I am using preCICE on a large HPC (~order of 10^3 nodes), leading to that the nodes have multiple network names that might need to be fed into precice-config.xml file to enable communication across more than one nodes.
I searched some of previous articles on this channel and apparently, the suggested solution by far is to get network name (e.g., ip link) and feed it to the config file mannually. I think this works fine still for a small cluster. In a very large cluster, like what I’m working with, has multiple network name and using slurm like task manager, it is almost impossible to know apriori which network name would be assigned to my job. This creates huge bottle neck for my simulation setup with precice on the cluster.. I wonder if there is any update on this aspect!
is this a homogeneous cluster, or are you trying to use nodes with different configurations (such as different CPUs)? Are the different networks for different partitions? The typical use case is running in multiple nodes of the same architecture.
The main idea for the network attribute is that the default network is typically one only accessible within one node/island, while there is typically a larger common network connecting nodes.
In any case, if the setup is different, it would be interesting to know more about it to find out how we could support it.
I wonder what kinds of information that I can provide further to let you better understand my difficulty. For example, are there any suggestions of terminal commands that I can type and put what returned in this conversation? I kind of understood what your comments are about, but would like to learn what the information should be.
Are you using a cluster with public documentation? The networks should be documented there, and a link could help.
Please forgive my question (I have no clue who I am talking to), but have you already talked about this with your cluster admin? The issue might primarily be system-specific, and then maybe something we could address.

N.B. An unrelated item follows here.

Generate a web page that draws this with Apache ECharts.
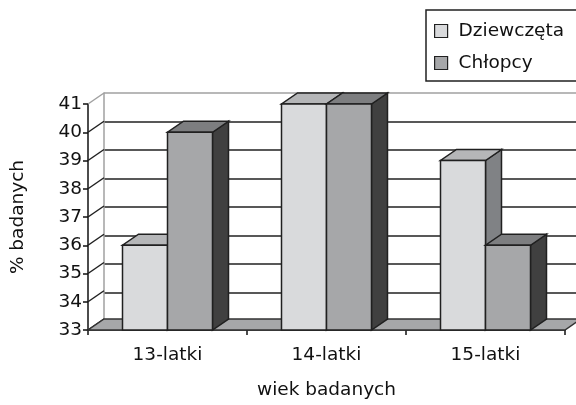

There are some notes on ‘Network’, but they are about the speed of the network communication (OOO Gbs speed in communication, etc.). I am not sure what information is exactly needed from the documentation, neither what information exactly I should ask to the cluster admin.
preCICE doc. says that users should provide network name for the m2n socket communication in case the communication across mutliple nodes, but, I have not explained & inquired about this to the cluster admin. This is mainly because the similar issue has caused to me whenever I tried to use preCICE in large-scale hpc cluster (not only for this one), meaning that I had to find proper network name via trial-and-error approach. However, at this time, even this trial-and-error approach (meaning that switching the network name one-by-one until my slurm job finally runs) seems not working, unfortunately.
If there is a suggestion of question that I can ask to the cluster admin, I can ask, but at this point, I am not sure what the question is that I need to ask for.
This sounds like an interesting case, but I also expect that this should be solvable. Other parallel application seem to work on the cluster.
It would be interesting to get some more information to get a better understanding of what is not working as intended.
Do you have a sample preCICE configuration and a SLURM script that do not work that you could share?
On the compute nodes, you could run ip link show or netstat -i to get an overview over available network interfaces. Could you share the output of this command?
What is the actual error that run into? Does the simulation not start or is it simply very slow?
Could you share the preCICE log of the participants that have issues?